Gianluca Buonanno
Gianluca Buonanno covered his face in greasepaint before giving the speech

A rightwing Italian MP "blacked up" for a parliamentary debate on welfare to highlight what he claimed was a benefits system geared towards immigrants.

Gianluca Buonanno, a member of the Northern League, smeared his face with make-up and asked if Italians should "make themselves darker" in order to receive more money from the government.

Buonanna had previously accused Italy's minister for integration, Cecile Kyenge, the country's first black member of Cabinet, of using her position to "favour negritude" in her department's treatment of migrants and asylum seekers.

Speaking in the lower chamber of parliament with a face covered in greasepaint, Buonanna told the cabinet: "At the end of the day, maybe in this country in order to achieve anything we need to be a bit darker.

"I say we can all put make-up on and make ourselves a bit darker, and then we can all go around painted black and say we want the same help that non-EU citizens get.

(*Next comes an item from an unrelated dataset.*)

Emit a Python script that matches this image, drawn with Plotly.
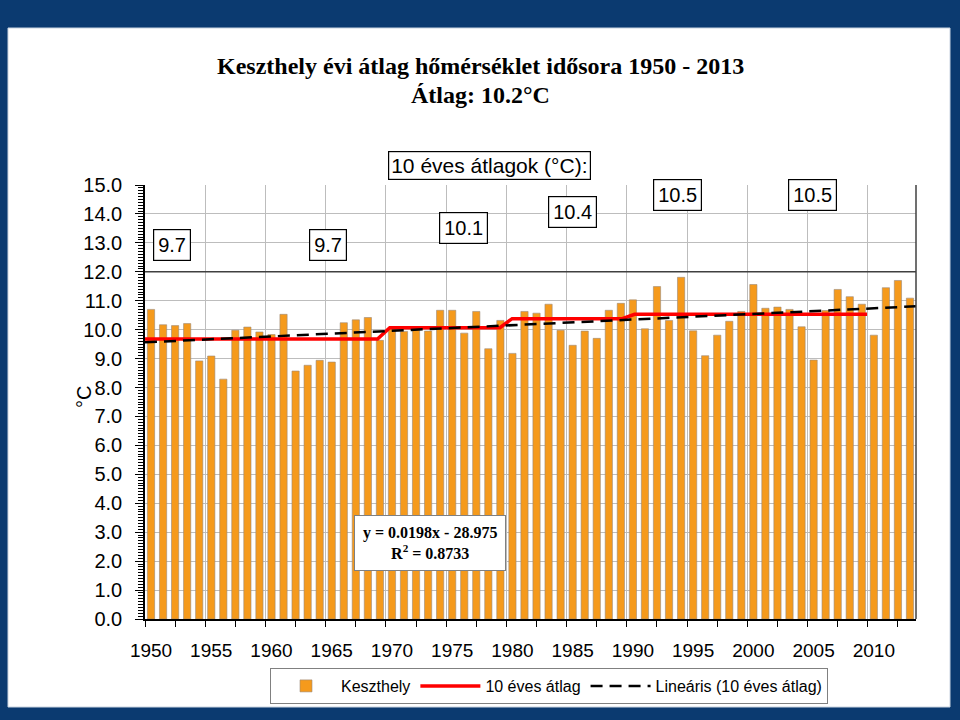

"I think that Italians, on top of going to police stations and declaring themselves political refugees, have to darken themselves, and go around saying that I need help too, and we will see whether Italy is as good to Italians as it is to foreigners.

"This is inverted racism. No more benevolence - let's give concrete help to those who need it first and foremost."

Nichi Vendola, head of the left-wing SEL party, tweeted: "Can someone tell the racists that we're in the third millennium and are a civilised country, despite them.

"The racists think they're in Alabama or Mississippi of a half-century ago or in South Africa during apartheid."

Northern League politicians have made a series of xenophobic tirades and has aimed several racial slurs at Kyenge.

Last year, the Northern League leader, Roberto Calderoli, compared her to an orangutan during a political rally in the northern town of Treviglio. He was later arrested and charged with defamation aggravated by racial discrimination.